— start of RECORDS TO PROCESS —
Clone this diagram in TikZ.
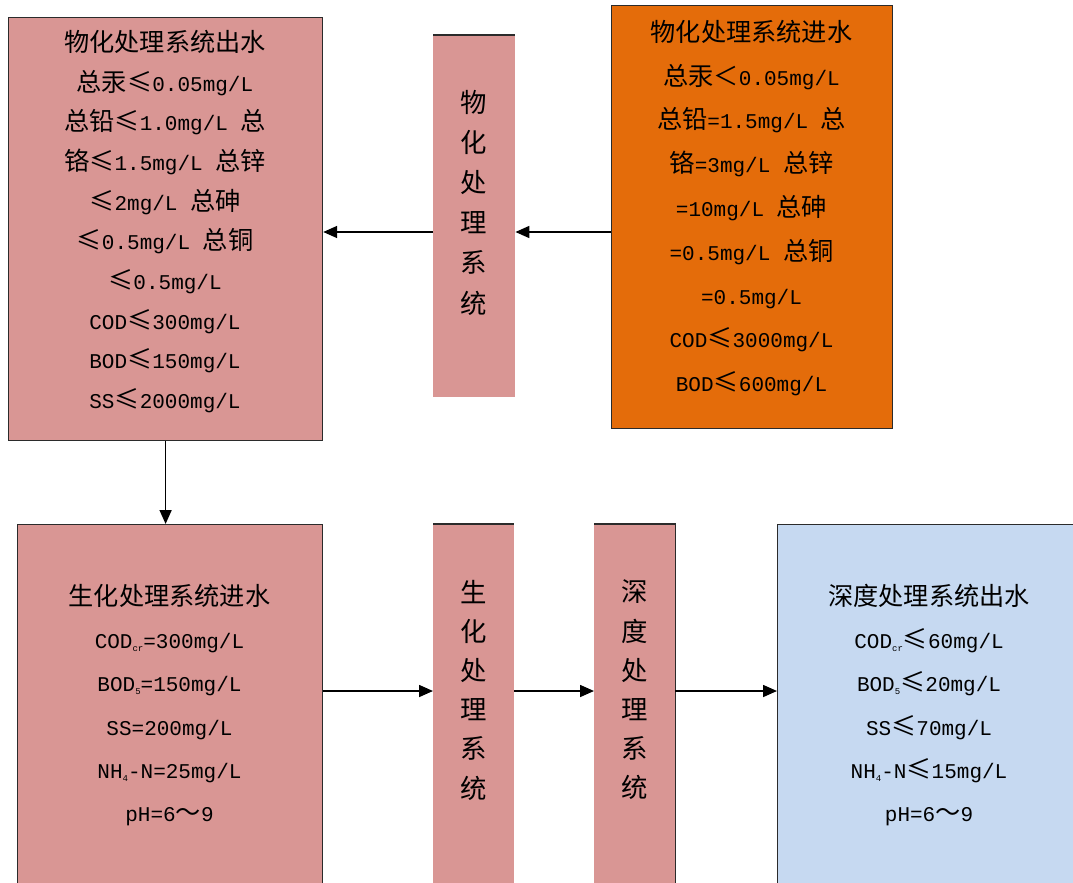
\documentclass[tikz,border=0pt]{standalone}
\usepackage{fontspec}
\setmainfont{Liberation Mono}
\newfontfamily\cjk[Scale=1.2]{Noto Sans CJK SC}
\usetikzlibrary{arrows.meta}
\definecolor{pinkfill}{HTML}{D99694}
\definecolor{orangefill}{HTML}{E46C0A}
\definecolor{bluefill}{HTML}{C6D9F1}
\definecolor{edgecol}{HTML}{2B2B2B}
\newcommand{\subs}[1]{\raisebox{-0.25ex}{\fontsize{9}{9}\selectfont #1}}
\begin{document}
\begin{tikzpicture}[x=1pt,y=-1pt,
  box/.style={draw=edgecol, line width=1.2pt, anchor=north west, inner sep=0pt},
  bar/.style={fill=pinkfill, anchor=north west, inner sep=0pt},
  barline/.style={draw=edgecol, line width=1.2pt},
  txt/.style={align=center, text=black, inner sep=0pt},
  bartxt/.style={align=center, text=black, inner sep=0pt, font=\fontsize{22}{40.2}\selectfont},
  arr/.style={-{Triangle[length=14pt,width=12pt]}, line width=1.6pt, draw=black}]
\useasboundingbox (0,0) rectangle (1073,883);

% boxes
\node[box, fill=pinkfill, minimum width=314pt, minimum height=423pt] (tl) at (8,17) {};
\node[box, fill=orangefill, minimum width=281pt, minimum height=423pt] (tr) at (611,5) {};
\node[bar, minimum width=82pt, minimum height=362pt] (b1) at (433,35) {};
\node[box, fill=pinkfill, minimum width=305pt, minimum height=370pt] (bl) at (17,524) {};
\node[bar, minimum width=81pt, minimum height=370pt] (b2) at (433,524) {};
\node[bar, minimum width=81pt, minimum height=370pt] (b3) at (594,524) {};
\node[box, fill=bluefill, minimum width=310pt, minimum height=370pt] (bx) at (777,524) {};

\draw[barline] (b1.north west) -- (b1.north east);
\draw[barline] (b2.north west) -- (b2.north east);
\draw[barline] (b3.north west) -- (b3.north east) -- (b3.south east);

% texts
\node[txt, font=\fontsize{21}{39.7}\selectfont] (tlt) at (165,221.5) {%
{\cjk 物化处理系统出水}\\
{\cjk 总汞≤}0.05mg/L\\
{\cjk 总铅≤}1.0mg/L {\cjk 总}\\
{\cjk 铬≤}1.5mg/L {\cjk 总锌}\\
{\cjk ≤}2mg/L {\cjk 总砷}\\
{\cjk ≤}0.5mg/L {\cjk 总铜}\\
{\cjk ≤}0.5mg/L\\
COD{\cjk ≤}300mg/L\\
BOD{\cjk ≤}150mg/L\\
SS{\cjk ≤}2000mg/L};

\node[txt, font=\fontsize{21}{43.8}\selectfont] (trt) at (751.5,208) {%
{\cjk 物化处理系统进水}\\
{\cjk 总汞＜}0.05mg/L\\
{\cjk 总铅}=1.5mg/L {\cjk 总}\\
{\cjk 铬}=3mg/L {\cjk 总锌}\\
=10mg/L {\cjk 总砷}\\
=0.5mg/L {\cjk 总铜}\\
=0.5mg/L\\
COD{\cjk ≤}3000mg/L\\
BOD{\cjk ≤}600mg/L};

\node[bartxt] (b1t) at (474,202.5) {%
{\cjk 物}\\{\cjk 化}\\{\cjk 处}\\{\cjk 理}\\{\cjk 系}\\{\cjk 统}};

\node[txt, font=\fontsize{21}{43.2}\selectfont] (blt) at (169.5,705) {%
{\cjk 生化处理系统进水}\\
COD\subs{cr}=300mg/L\\
BOD\subs{5}=150mg/L\\
SS=200mg/L\\
NH\subs{4}-N=25mg/L\\
pH=6{\cjk ～}9};

\node[bartxt, font=\fontsize{22}{39.2}\selectfont] (b2t) at (474,690) {%
{\cjk 生}\\{\cjk 化}\\{\cjk 处}\\{\cjk 理}\\{\cjk 系}\\{\cjk 统}};

\node[bartxt, font=\fontsize{22}{39.2}\selectfont] (b3t) at (634.5,690) {%
{\cjk 深}\\{\cjk 度}\\{\cjk 处}\\{\cjk 理}\\{\cjk 系}\\{\cjk 统}};

\node[txt, font=\fontsize{21}{43.2}\selectfont] (bxt) at (929,705) {%
{\cjk 深度处理系统出水}\\
COD\subs{cr}{\cjk ≤}60mg/L\\
BOD\subs{5}{\cjk ≤}20mg/L\\
SS{\cjk ≤}70mg/L\\
NH\subs{4}-N{\cjk ≤}15mg/L\\
pH=6{\cjk ～}9};

% connectors
\coordinate (ya) at (0,232);
\coordinate (yb) at (0,691);
\draw[arr] (tr.west |- ya) -- (b1.east |- ya);
\draw[arr] (b1.west |- ya) -- (tl.east |- ya);
\draw[arr] (tl.south) -- (tl.south |- bl.north);
\draw[arr] (bl.east |- yb) -- (b2.west |- yb);
\draw[arr] (b2.east |- yb) -- (b3.west |- yb);
\draw[arr] (b3.east |- yb) -- (bx.west |- yb);
\end{tikzpicture}
\end{document}
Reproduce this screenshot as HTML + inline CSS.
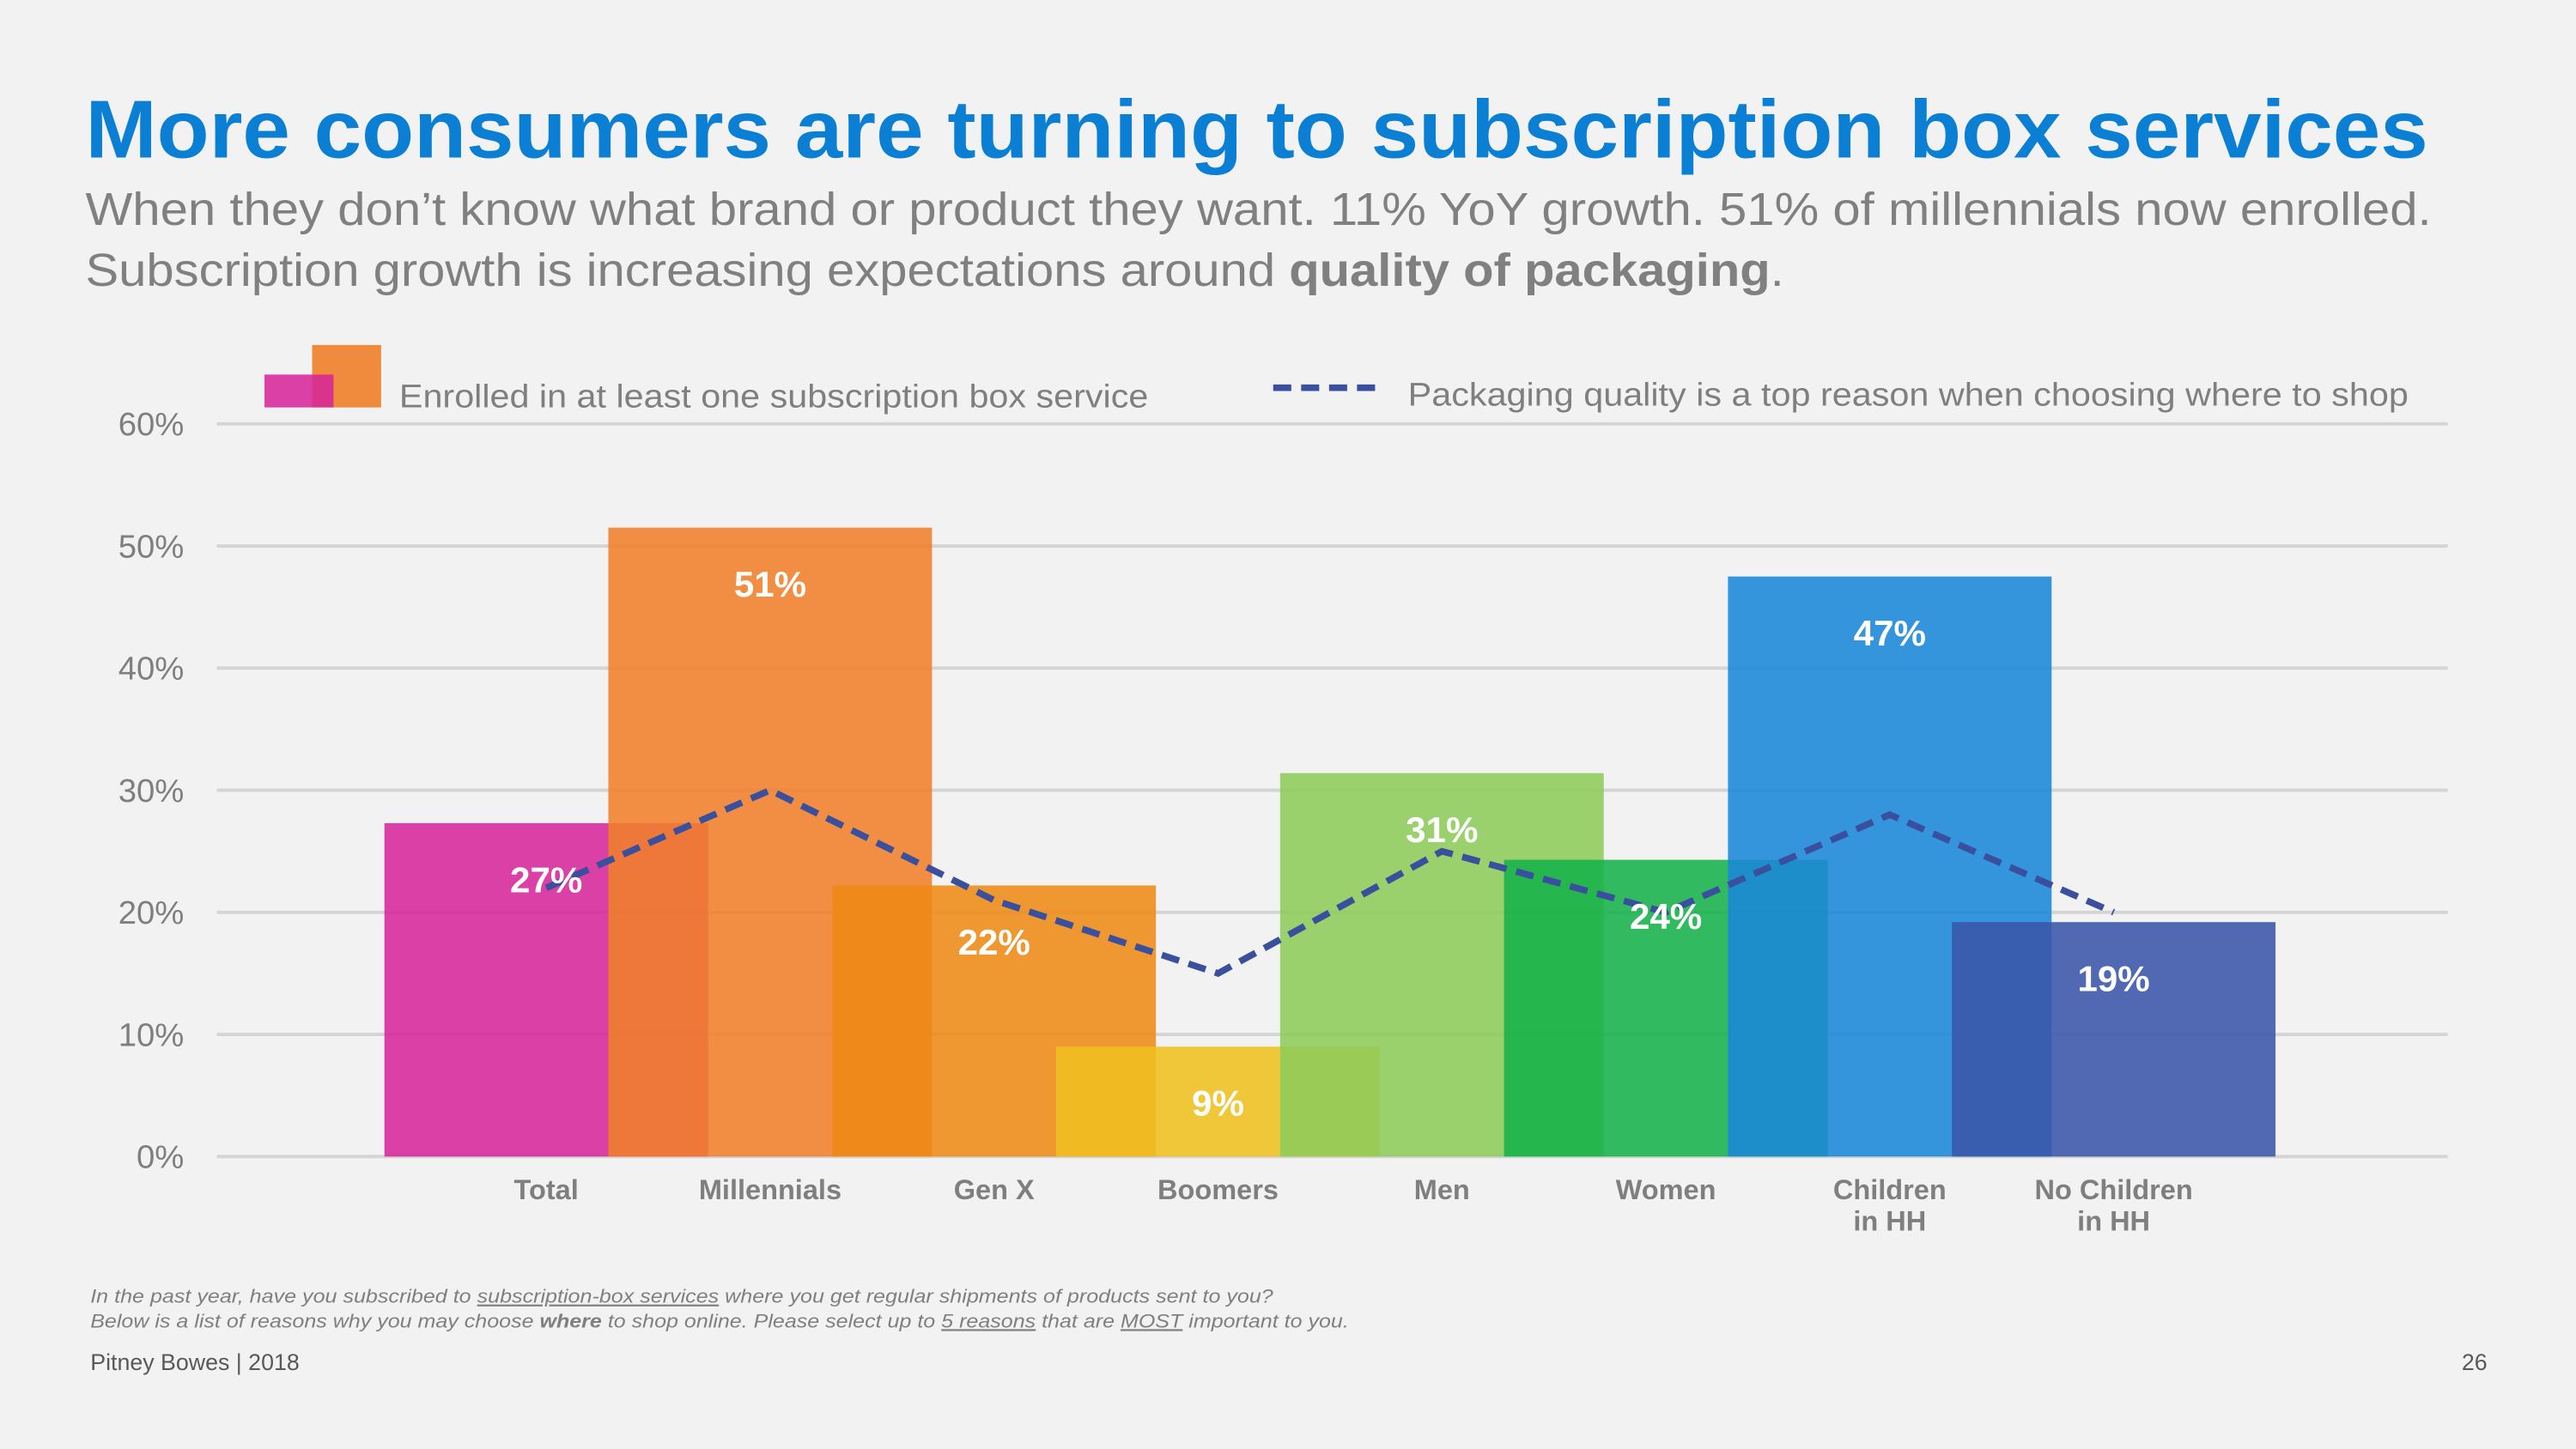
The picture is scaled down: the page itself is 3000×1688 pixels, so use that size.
<!DOCTYPE html>
<html><head><meta charset="utf-8"><style>
html,body{margin:0;padding:0;background:#f2f2f2;}
svg{display:block;font-family:"Liberation Sans",Arial,sans-serif;}
</style></head><body>
<svg id="chart" width="3000" height="1688" viewBox="0 0 1568 882" preserveAspectRatio="none" xmlns="http://www.w3.org/2000/svg">
<rect width="1568" height="882" fill="#f2f2f2"/>
<text x="52" y="96" font-size="50" font-weight="bold" fill="#0a7fd4" textLength="1426" lengthAdjust="spacingAndGlyphs">More consumers are turning to subscription box services</text>
<text x="52" y="137" font-size="28" fill="#808080" textLength="1428" lengthAdjust="spacingAndGlyphs">When they don’t know what brand or product they want. 11% YoY growth. 51% of millennials now enrolled.</text>
<text x="52" y="174" font-size="28" fill="#808080" textLength="1034" lengthAdjust="spacingAndGlyphs">Subscription growth is increasing expectations around <tspan font-weight="bold">quality of packaging</tspan>.</text>
<g>
<rect x="190" y="210" width="42" height="38" fill="#f07f2a" opacity="0.9"/>
<rect x="161" y="228" width="42" height="20" fill="#d6279a" opacity="0.88"/>
<text x="243" y="248" font-size="20" fill="#7f7f7f" textLength="456" lengthAdjust="spacingAndGlyphs">Enrolled in at least one subscription box service</text>
<line x1="775" y1="236" x2="840" y2="236" stroke="#3a4f9e" stroke-width="4" stroke-dasharray="11,6"/>
<text x="857" y="247" font-size="20" fill="#7f7f7f" textLength="609" lengthAdjust="spacingAndGlyphs">Packaging quality is a top reason when choosing where to shop</text>
</g>
<g id="grid"></g><g id="bars"></g><g id="line"></g><g id="labels"></g>
<text x="55" y="793" font-size="11.5" font-style="italic" fill="#7f7f7f" textLength="720" lengthAdjust="spacingAndGlyphs">In the past year, have you subscribed to <tspan text-decoration="underline">subscription-box services</tspan> where you get regular shipments of products sent to you?</text>
<text x="55" y="808" font-size="11.5" font-style="italic" fill="#7f7f7f" textLength="766" lengthAdjust="spacingAndGlyphs">Below is a list of reasons why you may choose <tspan font-weight="bold">where</tspan> to shop online. Please select up to <tspan text-decoration="underline">5 reasons</tspan> that are <tspan text-decoration="underline">MOST</tspan> important to you.</text>
<text x="55" y="834" font-size="14" fill="#595959">Pitney Bowes | 2018</text>
<text x="1514" y="834" font-size="14" fill="#595959" text-anchor="end">26</text>
</svg>
<script>
const categories=["Total","Millennials","Gen X","Boomers","Men","Women","Children|in HH","No Children|in HH"];
const enrolled=[27.3,51.5,22.2,9,31.4,24.3,47.5,19.2];
const valueLabels=["27%","51%","22%","9%","31%","24%","47%","19%"];
const packaging=[22,30,21,15,25,20,28,20];
const yTicks=[0,10,20,30,40,50,60];
const colors=["#d6279a","#f07f2a","#ee8a14","#f0c020","#8dcc5a","#16b24a","#1a88d8","#3a55a8"];
const NS="http://www.w3.org/2000/svg";
const y0=704,yTop=258,xLeft=132,xRight=1490;
function yScale(v){return y0-(v/60)*(y0-yTop);}
function xCenter(i){return 332.5+i*136.3;}
const barW=197;
function mk(tag,attrs,parent){const e=document.createElementNS(NS,tag);for(const k in attrs)e.setAttribute(k,attrs[k]);parent.appendChild(e);return e;}
const grid=document.getElementById('grid');
yTicks.forEach(t=>{
 const l=mk('line',{x1:xLeft,x2:xRight,y1:yScale(t),y2:yScale(t),stroke:'#d4d4d4','stroke-width':2},grid);
 
 
 const tx=mk('text',{x:112,y:yScale(t)+7,'font-size':20,fill:'#7f7f7f','text-anchor':'end'},grid);
 tx.textContent=t+'%';
 
 
});
const bars=document.getElementById('bars'),labels=document.getElementById('labels');
enrolled.forEach((v,i)=>{
 const r=mk('rect',{x:xCenter(i)-barW/2,y:yScale(v),width:barW,height:y0-yScale(v),fill:colors[i],opacity:0.88},bars);
 
 
 const t=mk('text',{x:xCenter(i),y:yScale(v)+42,'font-size':22,'font-weight':'bold',fill:'#fff','text-anchor':'middle'},labels);
 t.textContent=valueLabels[i];
 
 
 const parts=categories[i].split('|');
 parts.forEach((p,j)=>{
  const c=mk('text',{x:xCenter(i),y:730+j*19,'font-size':17,'font-weight':'bold',fill:'#7f7f7f','text-anchor':'middle'},labels);
  c.textContent=p;
  
  
 });
});
const pts=packaging.map((v,i)=>xCenter(i)+','+yScale(v)).join(' ');
const pl=mk('polyline',{points:pts,fill:'none',stroke:'#3a4f9e','stroke-width':4,'stroke-dasharray':'11,6'},document.getElementById('line'));


</script>
</body></html>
— end of RECORDS TO PROCESS —
• WHAT YOU ARE ASKED TO DO
Go from the first line of the listing to the line holding "minimum width=310pt, minimum" and, please, transcribe those lines exactly, both included, with no pictures.

• FULL OUTPUT
Clone this diagram in TikZ.
\documentclass[tikz,border=0pt]{standalone}
\usepackage{fontspec}
\setmainfont{Liberation Mono}
\newfontfamily\cjk[Scale=1.2]{Noto Sans CJK SC}
\usetikzlibrary{arrows.meta}
\definecolor{pinkfill}{HTML}{D99694}
\definecolor{orangefill}{HTML}{E46C0A}
\definecolor{bluefill}{HTML}{C6D9F1}
\definecolor{edgecol}{HTML}{2B2B2B}
\newcommand{\subs}[1]{\raisebox{-0.25ex}{\fontsize{9}{9}\selectfont #1}}
\begin{document}
\begin{tikzpicture}[x=1pt,y=-1pt,
  box/.style={draw=edgecol, line width=1.2pt, anchor=north west, inner sep=0pt},
  bar/.style={fill=pinkfill, anchor=north west, inner sep=0pt},
  barline/.style={draw=edgecol, line width=1.2pt},
  txt/.style={align=center, text=black, inner sep=0pt},
  bartxt/.style={align=center, text=black, inner sep=0pt, font=\fontsize{22}{40.2}\selectfont},
  arr/.style={-{Triangle[length=14pt,width=12pt]}, line width=1.6pt, draw=black}]
\useasboundingbox (0,0) rectangle (1073,883);

% boxes
\node[box, fill=pinkfill, minimum width=314pt, minimum height=423pt] (tl) at (8,17) {};
\node[box, fill=orangefill, minimum width=281pt, minimum height=423pt] (tr) at (611,5) {};
\node[bar, minimum width=82pt, minimum height=362pt] (b1) at (433,35) {};
\node[box, fill=pinkfill, minimum width=305pt, minimum height=370pt] (bl) at (17,524) {};
\node[bar, minimum width=81pt, minimum height=370pt] (b2) at (433,524) {};
\node[bar, minimum width=81pt, minimum height=370pt] (b3) at (594,524) {};
\node[box, fill=bluefill, minimum width=310pt, minimum height=370pt] (bx) at (777,524) {};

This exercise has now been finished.